Mr Clarke subsequently denied he was a paedophile, saying: “The allegations are wholly denied.” But he never sued the Sunday Mirror and died aged 90 at his Sri Lanka home in 2008.
Speaking to The Independent yesterday, Mr Johnson said: “Roger [Insall] said that because Arthur C Clarke was a mate of Rupert Murdoch, the editor wasn’t having any of it and despite Roger getting a lot of evidence that Clarke was a paedophile they wouldn’t publish it.”
It’s probably not a coincidence that Murdoch has himself been accused of harboring similar predilections.
Full disclosure: Castalia House publishes several Clarke stories in the THERE WILL BE WAR series. We will continue to publish them despite our belief in Mr. Clarke’s misdeeds because a) they are very good stories, b) I do not believe the work is inseparable from the author, and c) Mr. Clarke derives zero benefit from their publication.
In like manner, we will not refuse to publish H.P. Lovecraft because he is accused of racism, John C. Wright because he is accused of Catholicism, Vox Day because he is accused of white supremacism, or Owen Benjamin because he is accused of heightism, regardless of how substantive or insubstantial the accusations may be.
UPDATE: A reader writes about his experience meeting Mr. Clarke in Sri Lanka.
Very interesting post about Arthur C. Clarke. I actually met him in spring 1988 at his house in Colombo, Sri Lanka, where I found him simply by looking in the phone book, called the number, and he answered and invited me over straightaway. I was delighted to meet him, but very surprised to see something like ten to fifteen 11-year-olds running around the house like pets. I was 19 at the time, and made no question of it, just noted it in my head.
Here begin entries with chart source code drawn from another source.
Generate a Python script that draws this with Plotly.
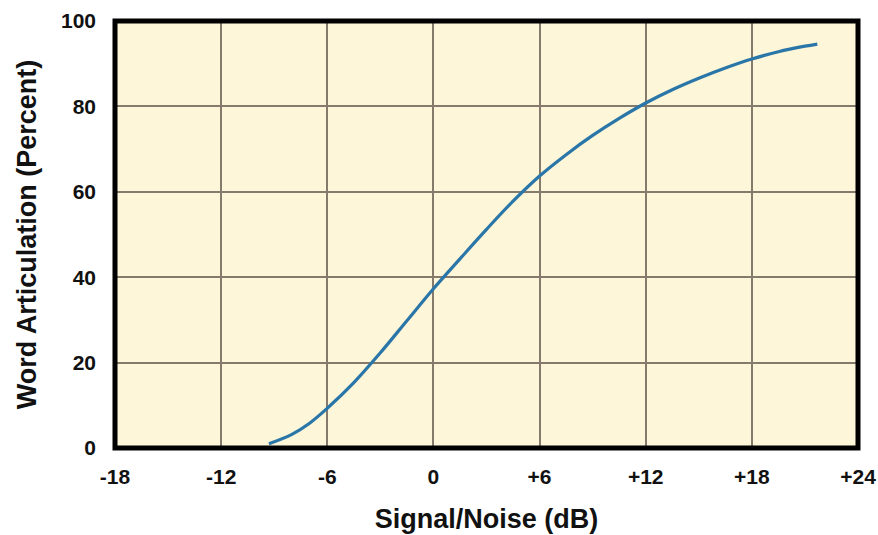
import plotly.graph_objects as go

# Data
snr_db = [-9.3, -8, -7, -6, -4.5, -3, -1.5, 0, 1.5, 3, 4.5, 6, 7.5, 9, 10.5, 12, 13.5, 15, 16.5, 18, 19.5, 21, 21.7]
articulation = [1, 3.2, 5.8, 9.3, 15.3, 22.3, 29.8, 37.3, 44.3, 51.2, 57.8, 63.7, 68.7, 73.2, 77.2, 80.8, 83.9, 86.6, 89.0, 91.1, 92.8, 94.1, 94.6]

x_tickvals = [-18, -12, -6, 0, 6, 12, 18, 24]
x_ticktext = ["-18", "-12", "-6", "0", "+6", "+12", "+18", "+24"]
y_tickvals = [0, 20, 40, 60, 80, 100]

font_family = "Liberation Sans, Arial, sans-serif"

fig = go.Figure()
fig.add_trace(go.Scatter(
    x=snr_db, y=articulation, mode="lines",
    line=dict(color="#2a76a8", width=3.2, shape="spline", smoothing=1.0),
    hoverinfo="skip", showlegend=False,
))

fig.update_layout(
    width=878, height=535,
    margin=dict(l=115, r=20, t=21, b=87),
    paper_bgcolor="white",
    plot_bgcolor="#fdf6d8",
    font=dict(family=font_family, color="#111111", weight="bold"),
    xaxis=dict(
        range=[-18, 24], tickvals=x_tickvals, ticktext=x_ticktext,
        showgrid=True, gridcolor="#857a6c", gridwidth=1.5,
        zeroline=False, showline=False, ticks="",
        ticklabelstandoff=14, automargin=False,
        tickfont=dict(size=21, family=font_family, weight="bold"),
        title=dict(text="Signal/Noise (dB)", standoff=22,
                   font=dict(size=27, family=font_family, weight="bold")),
        fixedrange=True,
    ),
    yaxis=dict(
        range=[0, 100], tickvals=y_tickvals,
        showgrid=True, gridcolor="#857a6c", gridwidth=1.5,
        zeroline=False, showline=False, ticks="",
        ticklabelstandoff=18, automargin=False,
        tickfont=dict(size=21, family=font_family, weight="bold"),
        title=dict(text="Word Articulation (Percent)", standoff=16,
                   font=dict(size=27, family=font_family, weight="bold")),
        fixedrange=True,
    ),
    shapes=[dict(type="rect", xref="paper", yref="paper", x0=0, y0=0, x1=1, y1=1,
                 line=dict(color="black", width=5), layer="above")],
)

fig.write_html(
    "out.html",
    config={"displayModeBar": False},
    post_script="document.body.style.margin='0';document.body.style.overflow='hidden';",
)
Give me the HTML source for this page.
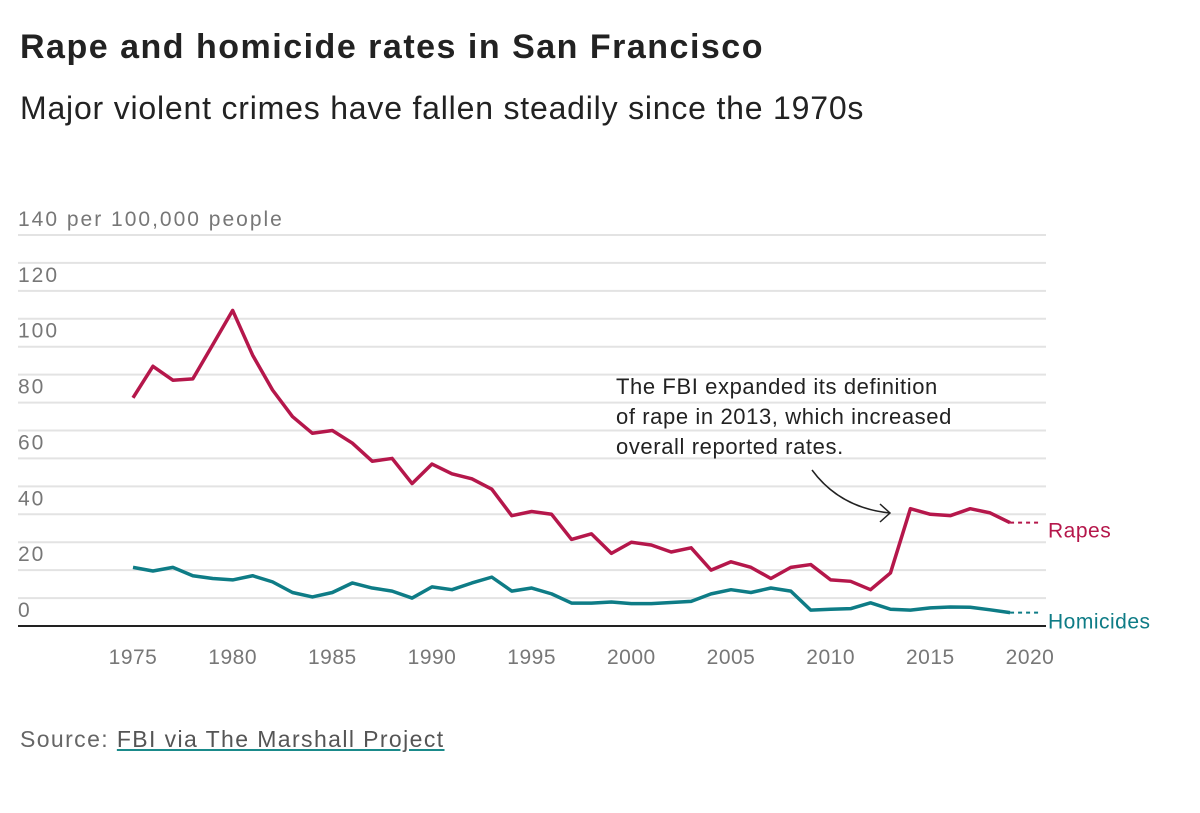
<!DOCTYPE html>
<html><head><meta charset="utf-8">
<style>
body{margin:0;background:#fff;width:1200px;height:813px;overflow:hidden;font-family:"Liberation Sans",sans-serif;}
#title{position:absolute;left:20px;top:28px;font-size:34px;letter-spacing:1.5px;font-weight:bold;color:#222;margin:0;}
#sub{position:absolute;left:20px;top:90px;font-size:32px;letter-spacing:0.8px;color:#222;margin:0;}
#src{position:absolute;left:20px;top:726px;font-size:23px;letter-spacing:1.4px;color:#666;}
#src a{color:#555;text-decoration:underline;text-decoration-color:#1a8a8a;}
svg{position:absolute;left:0;top:0;}
</style></head><body>
<h1 id="title">Rape and homicide rates in San Francisco</h1>
<p id="sub">Major violent crimes have fallen steadily since the 1970s</p>
<svg id="chart" width="1200" height="813"></svg>
<div id="src">Source: <a>FBI via The Marshall Project</a></div>
<script>
const years=[1975,1976,1977,1978,1979,1980,1981,1982,1983,1984,1985,1986,1987,1988,1989,1990,1991,1992,1993,1994,1995,1996,1997,1998,1999,2000,2001,2002,2003,2004,2005,2006,2007,2008,2009,2010,2011,2012,2013,2014,2015,2016,2017,2018,2019];
const rapes=[81.7,93,88,88.5,100.7,113,97,84.5,75,69,70,65.5,59,60,51,58,54.5,52.7,49,39.5,41,40,31,33,26,30,29,26.5,28,20,23,21,17,21,22,16.5,16,13,19,42,40,39.5,42,40.5,37];
const homicides=[21,19.7,21,18,17,16.5,18,15.8,12,10.4,12,15.4,13.6,12.5,10,14,13,15.4,17.5,12.5,13.6,11.5,8.2,8.2,8.6,8,8,8.4,8.8,11.5,13,12,13.6,12.5,5.7,6,6.2,8.3,6,5.7,6.5,6.8,6.7,5.8,4.8];
const yTicks=[0,20,40,60,80,100,120,140];
const xTicks=[1975,1980,1985,1990,1995,2000,2005,2010,2015,2020];
const NS="http://www.w3.org/2000/svg";
const svg=document.getElementById('chart');
const X=y=>133+(y-1975)*(1030-133)/45;
const Y=v=>626-v*(626-235)/140;
function mk(t,a){const e=document.createElementNS(NS,t);for(const k in a)e.setAttribute(k,a[k]);svg.appendChild(e);return e;}
for(let v=10;v<=140;v+=10){
 const g=mk('line',{x1:18,x2:1046,y1:Y(v),y2:Y(v),stroke:'#e3e3e3','stroke-width':2});
 
 
}
yTicks.forEach(v=>{
 const t=mk('text',{x:18,y:Y(v)-9,'font-size':21,'letter-spacing':2,fill:'#777'});
 t.textContent=v===140?'140 per 100,000 people':String(v);
 
 
});
xTicks.forEach(v=>{
 const t=mk('text',{x:X(v),y:664,'font-size':21,'letter-spacing':0.5,fill:'#777','text-anchor':'middle'});
 t.textContent=v;
 
 
});
const ax=mk('line',{x1:18,x2:1046,y1:626,y2:626,stroke:'#222','stroke-width':2});


function series(vals,col,name,label,ly){
 const p=mk('polyline',{points:vals.map((v,i)=>X(years[i])+','+Y(v)).join(' '),fill:'none',stroke:col,'stroke-width':3.5,'stroke-linejoin':'round'});
 
 
 const last=vals[vals.length-1];
 const d=mk('line',{x1:X(2019),x2:1040,y1:Y(last),y2:Y(last),stroke:col,'stroke-width':2,'stroke-dasharray':'4,4'});
 
 
 const t=mk('text',{x:1048,y:Y(last)+ly,'font-size':21,'letter-spacing':0.5,fill:col});
 t.textContent=label;
 
 
}
series(rapes,'#b5174b','rapes','Rapes',15);
series(homicides,'#0e7c86','homicides','Homicides',16);
const ann=["The FBI expanded its definition","of rape in 2013, which increased","overall reported rates."];
ann.forEach((s,i)=>{
 const t=mk('text',{x:616,y:394+i*30,'font-size':22,'letter-spacing':0.6,fill:'#222'});
 t.textContent=s;
 
 
});
const ar=mk('path',{d:'M812,470 Q840,508 890,513 M880,504 L890,513 L880,522',fill:'none',stroke:'#222','stroke-width':1.5});


</script>
</body></html>
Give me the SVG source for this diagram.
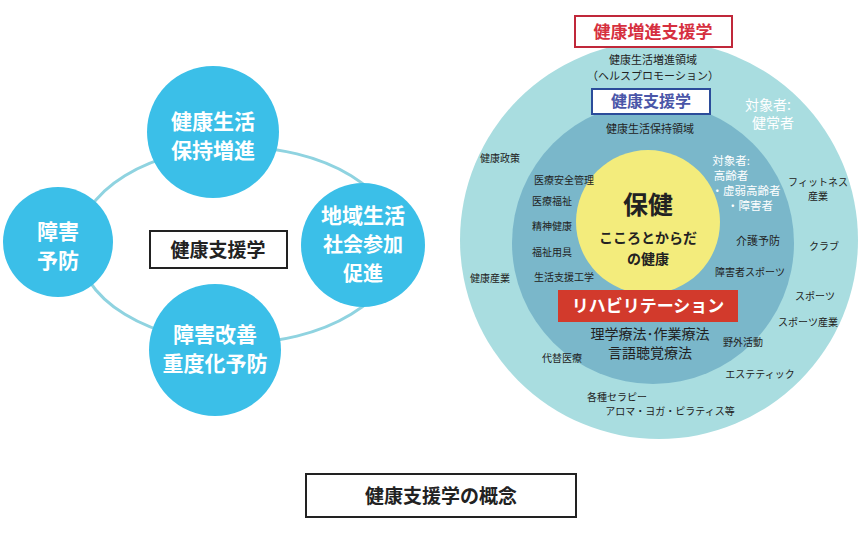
<svg xmlns="http://www.w3.org/2000/svg" width="865" height="540" viewBox="0 0 865 540">
<style>
text{font-family:"Noto Sans CJK JP","Noto Sans",sans-serif;text-anchor:middle}
.cw{fill:#fff;font-size:21px;font-weight:bold}
.s{font-size:10px;fill:#222}
.m{font-size:11px;fill:#222}
.w{font-size:11.5px;fill:#fff}
.b{fill:#3bbfe8}
</style>
<g id="connectors"><ellipse cx="238" cy="245" rx="160" ry="98" fill="none" stroke="#8fd3e0" stroke-width="3"/></g>
<g id="n1"><circle class="b" cx="213" cy="132" r="66"/><text class="cw" x="213" y="129">健康生活</text><text class="cw" x="213" y="158">保持増進</text></g>
<g id="n2"><circle class="b" cx="58" cy="242" r="55"/><text class="cw" x="58" y="239">障害</text><text class="cw" x="58" y="268">予防</text></g>
<g id="n3"><circle class="b" cx="363" cy="245" r="62"/><text x="363" y="223" class="cw" font-size="20">地域生活</text><text x="363" y="252" class="cw" style="font-size:20px">社会参加</text><text x="363" y="281" class="cw" style="font-size:20px">促進</text></g>
<g id="n4"><circle class="b" cx="215" cy="350" r="66"/><text class="cw" x="215" y="342">障害改善</text><text class="cw" x="215" y="371">重度化予防</text></g>
<g id="center"><rect x="150" y="231" width="137" height="37" fill="#fff" stroke="#222" stroke-width="2"/><text x="218" y="257" font-size="19" font-weight="bold" fill="#222">健康支援学</text></g>
<g id="outer"><circle cx="659" cy="240" r="199" fill="#a9dde0"/></g>
<g id="middle"><circle cx="653" cy="243" r="141" fill="#7ab7ca"/></g>
<g id="inner"><circle cx="648" cy="222" r="72" fill="#f3ec7c"/>
<text x="648" y="214" font-size="25" font-weight="bold" fill="#222">保健</text>
<text x="648" y="243" font-size="14" font-weight="bold" fill="#222">こころとからだ</text>
<text x="648" y="264" font-size="14" font-weight="bold" fill="#222">の健康</text></g>
<g id="title1"><rect x="575" y="16" width="157" height="31" fill="#fff" stroke="#c0283a" stroke-width="2"/><text x="653" y="38" font-size="17" font-weight="bold" fill="#d6303f">健康増進支援学</text></g>
<g id="title2"><rect x="592" y="89" width="118" height="25" fill="#fff" stroke="#2b4c9a" stroke-width="2"/><text x="651" y="107" font-size="16" font-weight="bold" fill="#4a56a8">健康支援学</text></g>
<g id="reha"><rect x="558" y="290" width="180" height="32" fill="#d23a2c"/><text x="648" y="312" font-size="17" font-weight="bold" fill="#fff">リハビリテーション</text></g>
<g id="labels">
<text class="m" x="653" y="64">健康生活増進領域</text>
<text class="m" x="653" y="80">（ヘルスプロモーション）</text>
<text class="m" x="650" y="133">健康生活保持領域</text>
<text x="768" y="110" font-size="14" fill="#fff">対象者:</text>
<text x="773" y="128" font-size="14" fill="#fff">健常者</text>
<text class="w" x="731" y="165">対象者:</text>
<text class="w" x="731" y="180">高齢者</text>
<text class="w" x="746" y="195">・虚弱高齢者</text>
<text class="w" x="750" y="210">・障害者</text>
<text class="s" x="500" y="162">健康政策</text>
<text class="s" x="564" y="184">医療安全管理</text>
<text class="s" x="552" y="205">医療福祉</text>
<text class="s" x="552" y="230">精神健康</text>
<text class="s" x="552" y="256">福祉用具</text>
<text class="s" x="564" y="281">生活支援工学</text>
<text class="s" x="490" y="282">健康産業</text>
<text class="m" x="758" y="245">介護予防</text>
<text class="s" x="750" y="276">障害者スポーツ</text>
<text class="s" x="818" y="186">フィットネス</text>
<text class="s" x="818" y="200">産業</text>
<text class="s" x="824" y="250">クラブ</text>
<text class="s" x="815" y="300">スポーツ</text>
<text class="s" x="808" y="326">スポーツ産業</text>
<text class="s" x="743" y="346">野外活動</text>
<text class="s" x="760" y="378">エステティック</text>
<text class="s" x="562" y="362">代替医療</text>
<text class="s" x="617" y="401">各種セラピー</text>
<text class="s" x="670" y="415">アロマ・ヨガ・ピラティス等</text>
<text x="650" y="339" font-size="14" fill="#222">理学療法･作業療法</text>
<text x="650" y="358" font-size="14" fill="#222">言語聴覚療法</text>
</g>
<g id="caption"><rect x="306" y="474" width="270" height="43" fill="#fff" stroke="#222" stroke-width="2"/><text x="441" y="503" font-size="19" font-weight="bold" fill="#222">健康支援学の概念</text></g>
</svg>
A few weeks later I met an expat living in Sri Lanka who said there were two reasons why Arthur C. Clarke moved to the remote island nation of Sri Lanka, the official reason, and the actual reason. The official reason: the sacred mountain was visible from space, and this was where the aliens would land when they came to earth, and he didn’t want to miss it. The actual reason: loads of 11-year-old boys, and very little legal consequence for taking advantage of them. He said that “everyone” in Sri Lanka knew this, but nobody talked about it except in knowing smirks and nods.